Naturally there were angels who ignored this decree or who claimed that it related only to angels in male vessels and human females. Sometimes out of curiosity, sometimes out of affection for a human and sometimes out of sheer perversion, angels would still descend onto Earth and take a mortal mate. But as these affairs were frowned upon by their kindred and as angels grew more estranged from humans, millennia have passed since the last corporeal bond between an angel and a mortal. Angels have far more effective means of achieving ecstasy and so the sin of lust has been all but purged from the Heavenly Host.
Because lust is a sin, whatever modern man may believe, just as surely as wrath or envy or greed. Some people seem to confuse lust with love, believing them to be two sides of the same coin, since one often spawns the other. While this analogy may come close to the truth, it is not the whole truth. Castiel prefers to think of lust as love’s evil twin, the darkness to its light. Where love is pure and unblemished by the vileness of this earth, lust is rank and dirty. Where love exalts, lust debases and brings men down. Love inspires and begets great works; lust corrupts and causes time to be wasted. Love is selfless, wanting nothing for itself; lust is selfish and desires only its own pleasure. Love is divine, of God, by God and for God, opening the path to Heaven; lust is sinful and the path it opens is not even paved with good intentions. Yet for all this, Castiel has come to experience lust.
Castiel wants Dean. There is no other way to put it. He wants everything that is Dean to be his, to mold together their bodies and souls until they are one. The memory haunts of when he rescued Dean from Hell, when he clutched that brightly shining soul in the embrace of his grace as they ascended, until he could no longer tell where Dean ended and he himself began. More than anything else, he wants to experience that again, both in the incorporeal and the corporeal. And he wants Dean to want it too.
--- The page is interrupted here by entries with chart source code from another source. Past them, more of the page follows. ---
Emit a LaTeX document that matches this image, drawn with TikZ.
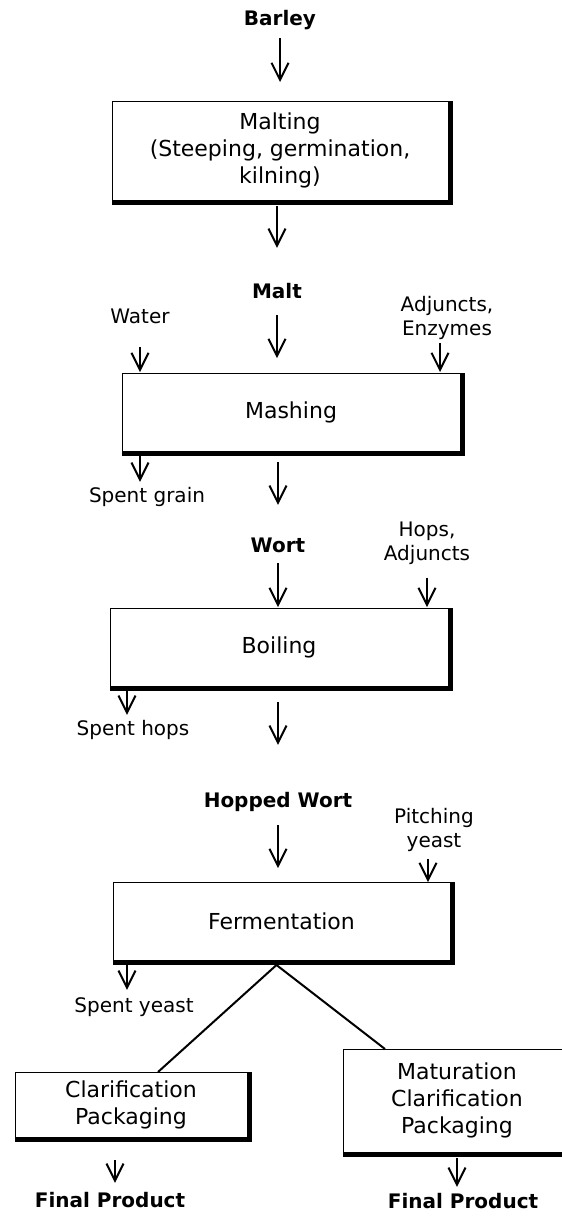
\documentclass[tikz,border=0pt]{standalone}
\usepackage{fontspec}
\usepackage{tikz}
\setmainfont{DejaVu Sans}
\usetikzlibrary{arrows.meta}

\begin{document}
\begin{tikzpicture}[x=1pt,y=-1pt,
  stage/.style={draw,line width=1pt,outer sep=0pt,inner sep=0pt,align=center,font=\fontsize{22}{27}\selectfont},
  title/.style={inner sep=0pt,font=\bfseries\fontsize{20}{24}\selectfont,text height=15pt,text depth=5pt},
  side/.style={inner sep=0pt,font=\fontsize{20}{24}\selectfont,text height=14.5pt,text depth=4.5pt},
  sidetwo/.style={inner sep=0pt,align=center,font=\fontsize{20}{24}\selectfont},
  flow/.style={line width=2pt,-{Straight Barb[length=17pt,width=17pt]}},
  branch/.style={line width=2pt}]
\useasboundingbox (0,0) rectangle (562,1216);
\clip (0,0) rectangle (562,1216);
\node[title] (barley) at (280,20) {Barley};
\node[stage,minimum width=336pt,minimum height=99pt] (malting) at (280,150.5) {Malting\\(Steeping, germination,\\kilning)};
\node[title] (malt) at (277,293) {Malt};
\node[side] (water) at (140,318) {Water};
\node[sidetwo] (adjunct) at (447,318) {Adjuncts,\\Enzymes};
\node[stage,minimum width=338pt,minimum height=78pt] (mashing) at (291,412) {Mashing};
\node[side] (grain) at (147,497) {Spent grain};
\node[title] (wort) at (278,547) {Wort};
\node[sidetwo] (hops) at (427,543) {Hops,\\Adjuncts};
\node[stage,minimum width=338pt,minimum height=78pt] (boiling) at (279,647) {Boiling};
\node[side] (spenthops) at (133,730) {Spent hops};
\node[title] (hopped) at (278,802) {Hopped Wort};
\node[sidetwo] (pitching) at (434,830) {Pitching\\yeast};
\node[stage,minimum width=337pt,minimum height=78pt] (ferment) at (281.5,921) {Fermentation};
\node[side] (spentyeast) at (134,1007) {Spent yeast};
\node[stage,minimum width=232pt,minimum height=65pt] (clarify) at (131,1104.5) {Clarification\\Packaging};
\node[stage,minimum width=228pt,minimum height=103pt] (mature) at (457,1100.5) {Maturation\\Clarification\\Packaging};
\node[title] (final1) at (110,1202) {Final Product};
\node[title] (final2) at (463,1203) {Final Product};
\foreach \b in {malting,mashing,boiling,ferment,clarify,mature}
  \draw[line width=4pt] ([xshift=2.5pt]\b.north east) -- ([shift={(2.5pt,-2.5pt)}]\b.south east) -- ([yshift=-2.5pt]\b.south west);
\draw[flow,shorten <=8pt,shorten >=19pt] (barley.south) -- (barley.south |- malting.north);
\draw[flow,shorten <=6pt,shorten >=35pt] (malting.south -| malt) -- (malt.north);
\draw[flow,shorten <=12pt,shorten >=15pt] (malt.south) -- (malt.south |- mashing.north);
\draw[flow,shorten <=19.5pt,shorten >=1pt] (water.south) -- (water.south |- mashing.north);
\draw[flow,shorten <=3pt,shorten >=1pt] ([xshift=-7pt]adjunct.south) -- ([xshift=-7pt]adjunct.south |- mashing.north);
\draw[flow,shorten <=1pt,shorten >=5.5pt] ([xshift=18pt]mashing.south west) -- ([xshift=18pt]mashing.south west |- grain.north);
\draw[flow,shorten <=11pt,shorten >=32pt] (mashing.south -| wort) -- (wort.north);
\draw[flow,shorten <=6pt,shorten >=1pt] (wort.south) -- (wort.south |- boiling.north);
\draw[flow,shorten <=13pt,shorten >=1pt] (hops.south) -- (hops.south |- boiling.north);
\draw[flow,shorten <=1pt,shorten >=5.5pt] ([xshift=17pt]boiling.south west) -- ([xshift=17pt]boiling.south west |- spenthops.north);
\draw[flow,shorten <=16pt,shorten >=47pt] (boiling.south -| hopped) -- (hopped.north);
\draw[flow,shorten <=13pt,shorten >=14pt] (hopped.south) -- (hopped.south |- ferment.north);
\draw[flow,shorten <=7pt,shorten >=0pt] ([xshift=-6pt]pitching.south) -- ([xshift=-6pt]pitching.south |- ferment.north);
\draw[flow,shorten <=1pt,shorten >=7.5pt] ([xshift=14pt]ferment.south west) -- ([xshift=14pt]ferment.south west |- spentyeast.north);
\coordinate (split) at ([shift={(-5pt,-5pt)}]ferment.south);
\draw[branch] ([xshift=27pt]clarify.north) -- (split) -- ([xshift=-72pt]mature.north);
\draw[flow,shorten <=23pt,shorten >=9pt] ([xshift=5pt]clarify.south -| final1) -- ([xshift=5pt]final1.north);
\draw[flow,shorten <=6pt,shorten >=6pt] (mature.south) -- (mature.south |- final2.north);
\end{tikzpicture}
\end{document}
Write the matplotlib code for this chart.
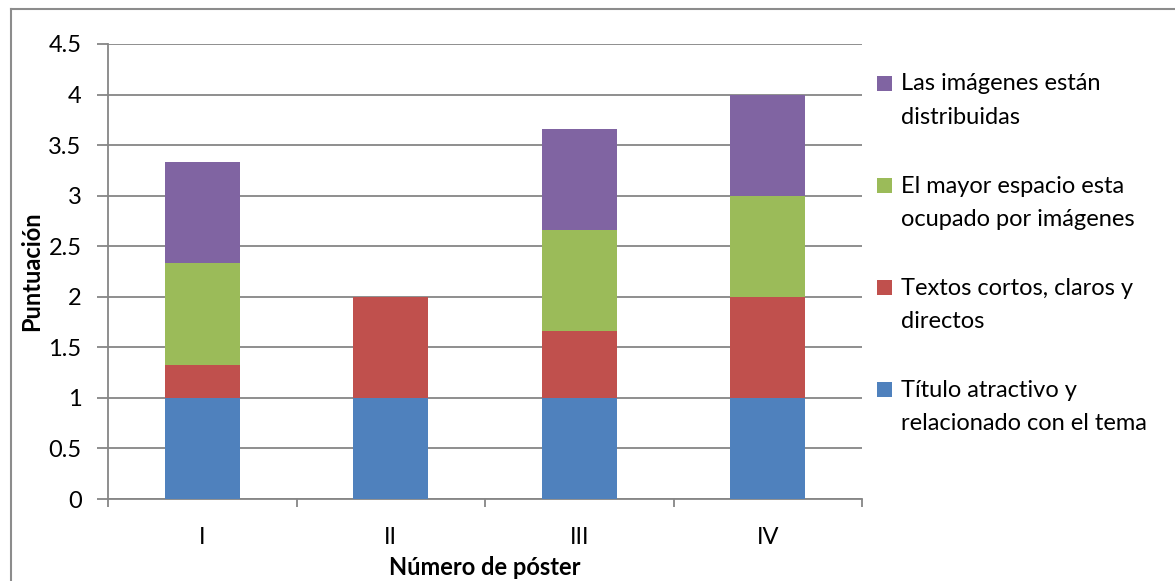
import matplotlib
matplotlib.use("Agg")
import matplotlib.pyplot as plt
from matplotlib.lines import Line2D
from matplotlib.patches import Rectangle
from matplotlib.legend_handler import HandlerPatch
from matplotlib.container import BarContainer
import numpy as np

categories = ["I", "II", "III", "IV"]
series_names = [
    "Título atractivo y\nrelacionado con el tema",
    "Textos cortos, claros y\ndirectos",
    "El mayor espacio esta\nocupado por imágenes",
    "Las imágenes están\ndistribuidas",
]
titulo = [1, 1, 1, 1]
textos = [0.33, 1, 0.66, 1]
espacio = [1, 0, 1, 1]
imagenes = [1, 0, 1, 1]
colors = ["#4F81BD", "#C0504D", "#9BBB59", "#8064A2"]
yticks = [0, 0.5, 1, 1.5, 2, 2.5, 3, 3.5, 4, 4.5]

FS = 17
plt.rcParams["font.family"] = ["Lato", "DejaVu Sans"]
W, H = 1175, 581
fig = plt.figure(figsize=(W / 100, H / 100), dpi=100)
ax = fig.add_axes([108 / W, (H - 499) / H, (862 - 108) / W, (499 - 44) / H])

x = np.arange(len(categories))
bottom = np.zeros(len(categories))
handles = []
for vals, c, name in zip([titulo, textos, espacio, imagenes], colors, series_names):
    b = ax.bar(x, vals, width=0.4, bottom=bottom, color=c, label=name, zorder=3)
    handles.append(b)
    bottom = bottom + np.array(vals)

grid_c = "#868686"
ax.set_xlim(-0.5, len(categories) - 0.5)
ax.set_ylim(0, 4.5)
ax.set_yticks(yticks)
ax.set_yticklabels([f"{v:g}" for v in yticks])
ax.yaxis.grid(True, color=grid_c, linewidth=1.3, zorder=0)
ax.set_axisbelow(True)
ax.set_xticks(x)
ax.set_xticklabels(categories)
ax.set_xticks(np.arange(len(categories) + 1) - 0.5, minor=True)
ax.tick_params(axis="x", which="major", length=0, pad=20, labelsize=FS)
ax.tick_params(axis="x", which="minor", length=6, color=grid_c, width=1.3)
ax.tick_params(axis="y", length=8, color=grid_c, width=1.3, pad=11, labelsize=FS)
for s in ["top", "right"]:
    ax.spines[s].set_visible(False)
for s in ["left", "bottom"]:
    ax.spines[s].set_color(grid_c)
    ax.spines[s].set_linewidth(1.3)

ax.set_xlabel("Número de póster", fontsize=FS, fontweight="bold", labelpad=6)
ax.set_ylabel("Puntuación", fontsize=FS, fontweight="bold", labelpad=4)

LS = 1.72
shift_pt = 17.5 * 0.72


def top_square(legend, orig_handle, xdescent, ydescent, width, height, fontsize):
    return Rectangle((-xdescent, -ydescent + shift_pt), width, height)


def from_first_child(tgt, src):
    child = next(iter(src.get_children()), None)
    if child is not None:
        tgt.update_from(child)


leg = fig.legend(
    handles[::-1], series_names[::-1],
    loc="upper left", bbox_to_anchor=(868 / W, 1 - 64 / H),
    frameon=False, fontsize=FS, handlelength=0.6, handleheight=0.6,
    handletextpad=0.4, labelspacing=2.03, borderaxespad=0,
    handler_map={BarContainer: HandlerPatch(patch_func=top_square, update_func=from_first_child)},
)
for t in leg.get_texts():
    t.set_linespacing(LS)

# figure border (left and top)
fig.add_artist(Line2D([11 / W, 11 / W], [0, 1 - 9 / H], color="#8c8c8c", lw=1.5, transform=fig.transFigure))
fig.add_artist(Line2D([11 / W, 1], [1 - 9 / H, 1 - 9 / H], color="#8c8c8c", lw=1.5, transform=fig.transFigure))

fig.savefig("out.png", dpi=100)
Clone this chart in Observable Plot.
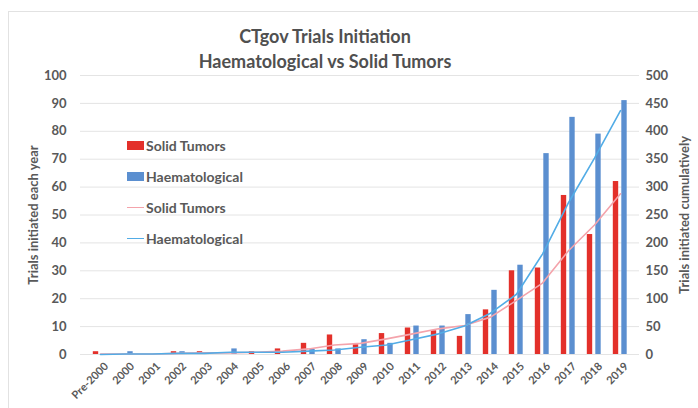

Castiel knows every atom of Dean’s body, having painstakingly sculpted them back together. In idle moments, few though they are, he will distract himself with thoughts of what he would do to that body. He imagines the heart, so great and so scarred, beating fiercely and erratically in Dean’s chest. He imagines the blood it sends pumping, the colour of love, burning with the volcanic heat of their passion. Almost he can hear Dean’s lungs gasping for breath, desperate for the air to whisper Castiel‘s name. In his mind’s eye, Dean’s eyes are dark and murky, clouded by desire and ravenous with hunger. He has watched Dean’s lips and imagined them parted, swollen and wet and pleading incoherently. If he tries hard, he can almost taste Dean’s mouth, his velvety tongue, and feel it travel down his own body. He can visualise Dean’s vocal cords, trembling, but insufficient to overcome the pleasure that renders Dean without words. Beneath his fingers, he can feel Dean’s skin, sweating and hot and more precious than silk. He imagines hours spent mapping Dean’s body and feeling Dean map the contours of his. But most pleasing of all his visions is the sound of Dean’s voice, raised in ecstasy, and the sensation of it echoed by the soul within.
To crave without reason and want merely for the sake of pleasure, to desire the possession of another’s body, to lose oneself in pining for this other and allow one‘s love to be tainted by the senses, is to commit the sin of lust. Castiel longs for Dean with every aspect of his being. He yearns to possess him and to belong to him in turn. As his love is boundless, so is its shadow. This is the seventh and most consuming sin that Castiel commits for Dean.